Plan (automation of WACZ file download):

  1. Install archive box.

  2. Write BASH script to export collected URLs (on a timed loop with pauses to not trigger Ovarit’s bandwidth restrictions) through archivebox’s CLI interface set at the lowest settings possible to save hard drive space and computer resources (RAM and CPU).

(Edit: it would really help if I knew what those bandwidth restrictions were. Should I pause every 5 seconds? 30 seconds? If I err on the side of too cautious, we won’t get much archived.)

  1. Install webrecorder/py-wacz

  2. Convert WARC files to WACZ using py-WACZ

If successful, I will share my scripts, and I will make them as easy to use as possible.

About URLs

I’m in the middle of a project that collects all the URLs of each circle in chronological order. Once I have these lists (I will post them), it will be easier to coordinate group archival efforts.

OnlyHumanMarch 25, 2025(Edited March 25, 2025)
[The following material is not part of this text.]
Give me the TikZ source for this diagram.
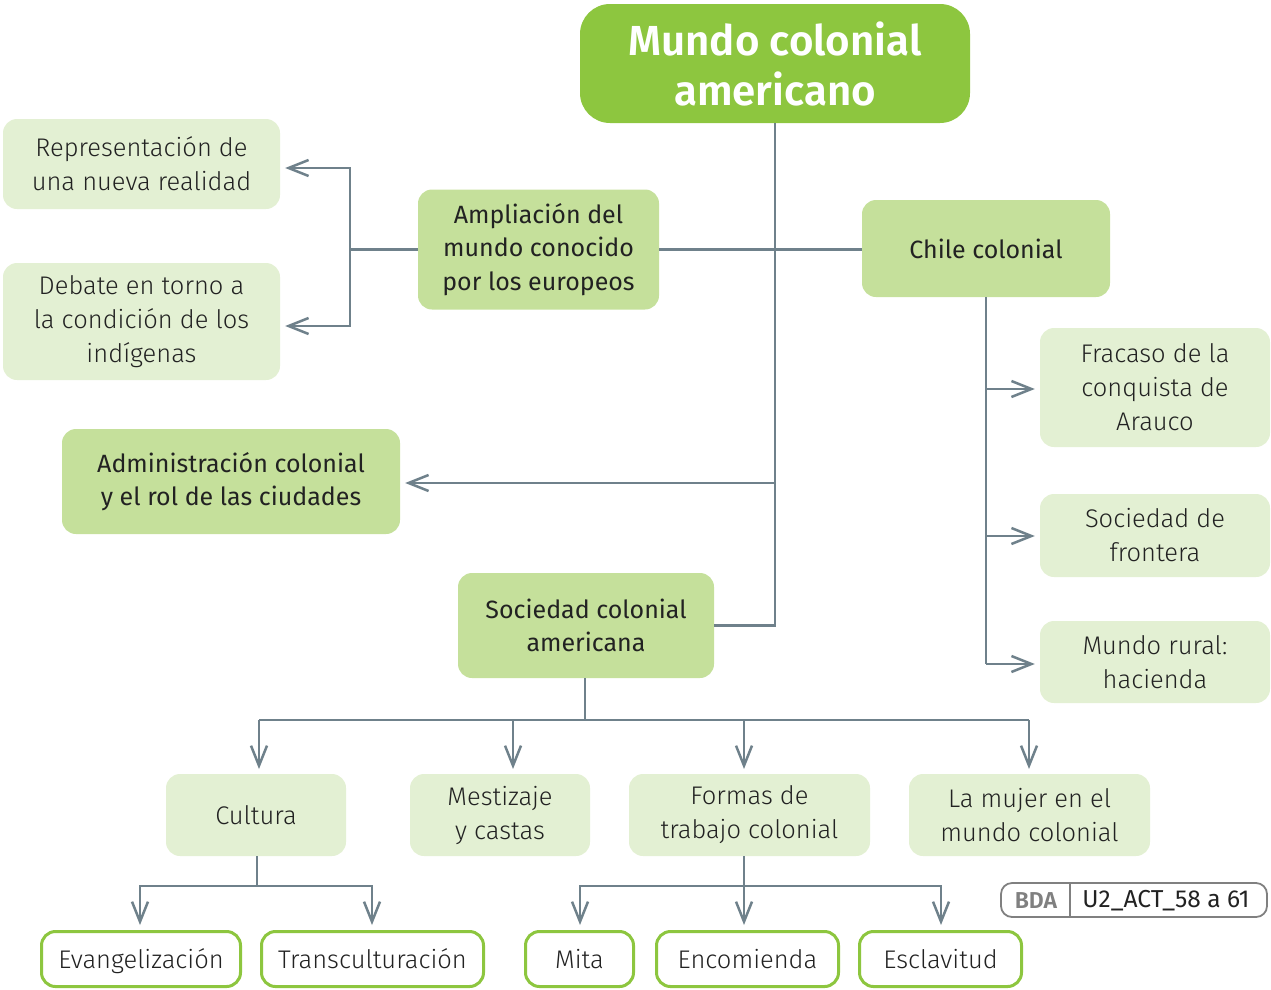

I have a script you can DM me for, but I would rather hold off for what girl_undone has to offer because the last thing this website needs is a ton of gremlins running query requests and changing the sleep time to be incredibly low

Would need to trust that you just want it for knowledge, small personal loads, or for repurposing for other websites

Wondering, does browstertrix interact with the site for you? And retain http request information? If it crawls online for you it might not be that big of a deal but if it uses a server close to you and doesn't wipe identifying info, your approximate location will be known- you could probably edit the files to remove it, but this format is honestly a pain

Femina [OP]March 26, 2025

I'm not too sure about your Browsertrix question because I don't know how to use it but I think it can be used Online on the cloud or deployed locally...

I accept your script! I never used one before but I wanna take a look... I won't use it right now!

beingMarch 25, 2025

Do you or anyone else know what size these WACZ files typically end up? I know that some posts have a ton more comments than others, or there are image posts, so what range of file size could be expected per file?

MaplefieldsMarch 25, 2025(Edited March 25, 2025)

WACZ is like a compressed zip file of many individual pages. You can WACZ 1 page or WACZ a group of pages and that will affect how big it is.